Any investor aware of the full extent of the Administration's hostility to GSE shareholders would have thought much more carefully about holding onto any preferred or common shares. That hostility may have been implicit in the fact that the Administration rarely if ever mentioned shareholders in its public statements about the GSEs after the crisis, an argument made frequently by consumer activist and GSE shareholder Ralph Nader. Still, it was never made as plain in public as it was in that internal memo. An investor aware of the memo would have thought much more carefully about holding onto any preferred or common shares.

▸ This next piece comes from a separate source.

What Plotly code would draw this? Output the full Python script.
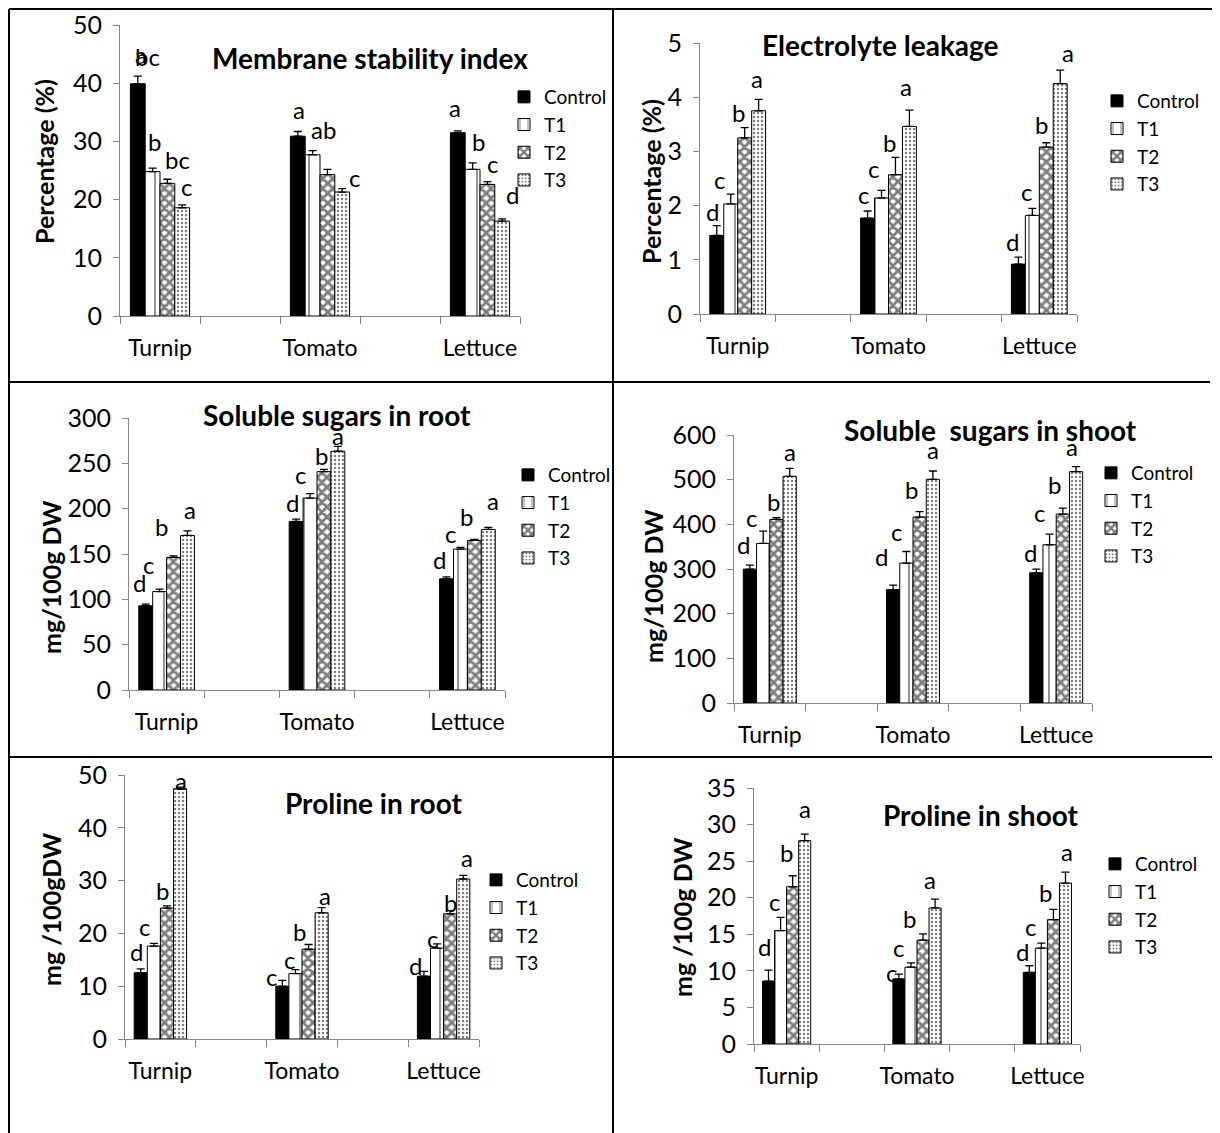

Hedge fund manager Michael Kao of Akanthos Capital Management says it was widely known in the marketplace the FDIC was the seller when the large blocks of GSE preferred shares that came up for bid in 2011. (The exact dates of the 2011 sales were March 22, April 13 and May 18, according to the FDIC.)

"I remember distinctly asking myself during those auctions, 'hmmm I wonder what the FDIC knows that I don't.'" Kao recounted to me in an email exchange.

Kao, a long-time Fannie and Freddie shareholder, continues to hold on to his stakes of both GSEs.

An investor aware of that memo would also have been less shocked by the highly controversial third amendment to the GSE conservatorship announced Aug. 17, 2012. The amendment changed the terms of Fannie and Freddie's debt to the government. Instead of owing the Treasury an annual 10% dividend, the GSEs suddenly owed the Treasury all of their profits for an indefinite period, aside from minimal capital buffers. That amendment -- also known as the "net worth sweep" -- is at the crux of many of the roughly 20 lawsuits brought against the government by GSE shareholders. The lawsuits taking issue with the sweep contend it violates the fifth amendment of the U.S. constitution's prohibition of the taking of private property for public use without just compensation.

Once the net worth sweep was announced, GSE preferred shares dropped sharply in value. For example, the benchmark Fannie Mae "S" series preferred shares, which closed at $2.35 on Aug. 16, 2012, closed the following day at $1.05 and at $0.86 the day after that. They would remain below a dollar until Oct. 10 and below $2 until Feb. 22, 2013.

As of this Thursday, they are at $12.08, driven higher by a Freddie Mac earnings report, as well as a judge's decision late Wednesday that plaintiffs' attorneys will be allowed to question current and former government officials for the first time.

Given where the shares trade now, it is clear the FDIC would have done far better to have hung onto its shares. However, the shares have rallied largely because of the lawsuits and also because of an increasing consensus that returning the GSEs to something like their pre-crisis status might not be such a bad idea. The FDIC was unlikely to have made such a gamble at the time.

FDIC spokesman David Barr told me in an email exchange that the FDIC was not aware of the "administration's commitment" as described in the memo.

"Generally speaking, it is the FDIC's practice to dispose of inherited assets as quickly as possible while maximizing proceeds to the receivership(s). We also identify opportunities to maximize economies of scale," Barr wrote.